Merkwürdige Diskussion, finde ich...
Mag ja sein, dass Beate Klarsfeld bei ihrer Kiesinger-Ohrfeige 1968 von der DDR unterstützt wurde. Fragt sich aber, ob sie das nicht auch ohne DDR-Unterstützung getan hätte. Jedenfalls gehe ich nicht davon aus, dass ihr Engagement dafür, dass unbehelligt in der BRD (und andeswo) lebende Nazi-Verbrecher zur Rechenschaft gezogen werden, in erste Linie dadurch motiviert war, dass sie damit die DDR unterstützen wollte, sondern vor allem dadurch, dass ihr Ehemann selbst ein Opfer der Nazi-Diktatur ist, dessen Vater in Auschwitz ermordet wurde.
Aber Helmuts Zitat
...sich aber dann in der Partei zu engagieren, die diese Menschenrechtsverletzungen zu verantworten hatte (auch wenn sie sich inzwischen zweimal umbenannt hat und die weiße Weste angezogen hat), verdient eine virtuelle Ohrfeige.

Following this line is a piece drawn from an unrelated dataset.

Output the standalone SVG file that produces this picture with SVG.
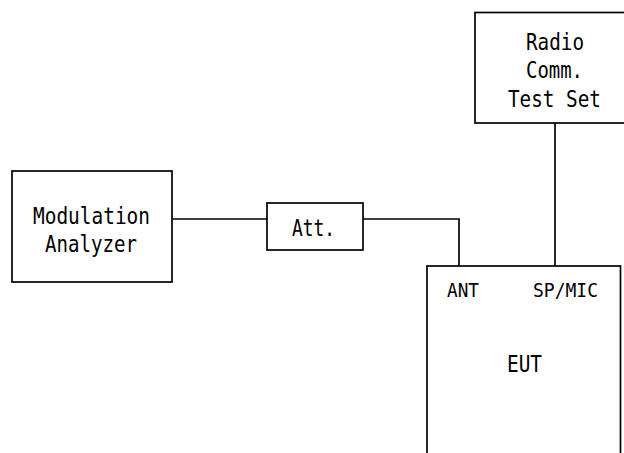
<svg xmlns="http://www.w3.org/2000/svg" width="624" height="453" viewBox="0 0 624 453">
<style>
rect{fill:#fff;stroke:#000;stroke-width:1.7}
.c line,.c path{fill:none;stroke:#000;stroke-width:1.7}
text{font-family:"DejaVu Sans Mono","Liberation Mono",monospace;font-size:23px;fill:#000}
.s{font-size:20px}
</style>
<rect x="0" y="0" width="624" height="453" style="stroke:none"/>
<g class="c" id="connectors">
<line x1="172" y1="219" x2="267" y2="219"/>
<path d="M363,219 H459 V266"/>
<line x1="555" y1="123" x2="555" y2="266"/>
</g>
<g id="modulation-analyzer">
<rect x="12" y="171" width="160" height="111"/>
<text x="33" y="224" textLength="117" lengthAdjust="spacingAndGlyphs">Modulation</text>
<text x="45" y="252" textLength="92" lengthAdjust="spacingAndGlyphs">Analyzer</text>
</g>
<g id="att">
<rect x="267" y="203" width="96" height="47"/>
<text x="292" y="236" textLength="43" lengthAdjust="spacingAndGlyphs">Att.</text>
</g>
<g id="radio-comm-test-set">
<rect x="475" y="12.5" width="170" height="110.5"/>
<text x="526" y="50" textLength="58" lengthAdjust="spacingAndGlyphs">Radio</text>
<text x="526" y="78" textLength="57" lengthAdjust="spacingAndGlyphs">Comm.</text>
<text x="508" y="107" textLength="93" lengthAdjust="spacingAndGlyphs">Test Set</text>
</g>
<g id="eut">
<rect x="427" y="266" width="193.5" height="200"/>
<text class="s" x="447" y="297" textLength="32" lengthAdjust="spacingAndGlyphs">ANT</text>
<text class="s" x="533" y="297" textLength="65" lengthAdjust="spacingAndGlyphs">SP/MIC</text>
<text x="507" y="372" textLength="35" lengthAdjust="spacingAndGlyphs">EUT</text>
</g>
</svg>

scheint auf was anderes abzuzielen, nämlich Beate Klarsfelds Kandidatur als Bundespräsidentin 2012, und zwar auf Vorschlag der Linken.
An dieser Kandidatur finde ich nichts verwerfliches. Die Linke ist eine demokratisch gewählte Partei, die im Bundestag vertreten ist und in mehreren Bundesländern Regierungsverantwortung übernommen hat und bis heute übernimmt. In Thüringen stellt sie mittlerweile sogar den Ministerpräsidenten. Man muss sie ja nicht mögen, aber man kann der PDS und der Linken doch wohl nicht absprechen, dass sie (ebenso wie andere Parteien) Bestandteil des demokratischen Systems der BRD seit 1990 ist, finde ich. Insofern ist es in meinen Augen völlig legitim, dass die Linke 2012 eine eigene Kandidatin aufgestellt hat, zumal sich Gegenkandidat Joachim Gauck ja schon der Unterstützung durch CDU/CSU, SPD, Grüne und FDP sicher sein durfte, Beate Klarsfelds Kandidatur also eher symbolischen Charakter hatte, um zu zeigen: In dieser Demokratie sollten auch Bundespräsidenten nicht mit Mehrheiten wie SED-Staatsratsvorsitzende gewählt werden.
Im übrigen, die Linke ist nicht nur Nachfolgepartei der PDS, sondern auch der WASG, also ehemaligen SPD-Mitgliedern, die während der Schröder-Regierung (nach z. T. jahrzehntelanger Mindgliedschaft) aus der SPD ausgetreten sind, weil sie deren Politik (Kosovo- und Afghanistan-Krieg, Hartz4 usw.) nicht mehr mit ihrem sozialdemokratischen Überzeugungen vereinbaren konnten. Die Linke ist also keineswegs nur die "weiß gewaschene" Nachfolgepartei der SED, sondern auch Zeugnis einer gescheiterten sozialdemokratischen Politik, die einen Teil ihrer Anhänger verprellt hat und jetzt eben nur noch bei 25% herumdümpelt...
Beate Klarsfeld, die große Verdienste um die Aufarbeitung der Nazi-Vergangenheit vorzuweisen hat, und Joachim Gauck, der große Verdienste um die Aufarbeitung der DDR-Vergangenheit hat, sind 2012 übrigens sehr fair und respektvoll miteinander umgegangen, auch wenn sie gegeneinander kandidiert haben. Könnte man sich ja mal ein Beispiel dran nehmen, oder?
"Wenn man als junger Mensch aussah wie ein Hippie und sich einigermaßen treu geblieben ist, sieht man als alter Sack halt aus wie ein Penner und nicht wie Joschka Fischer."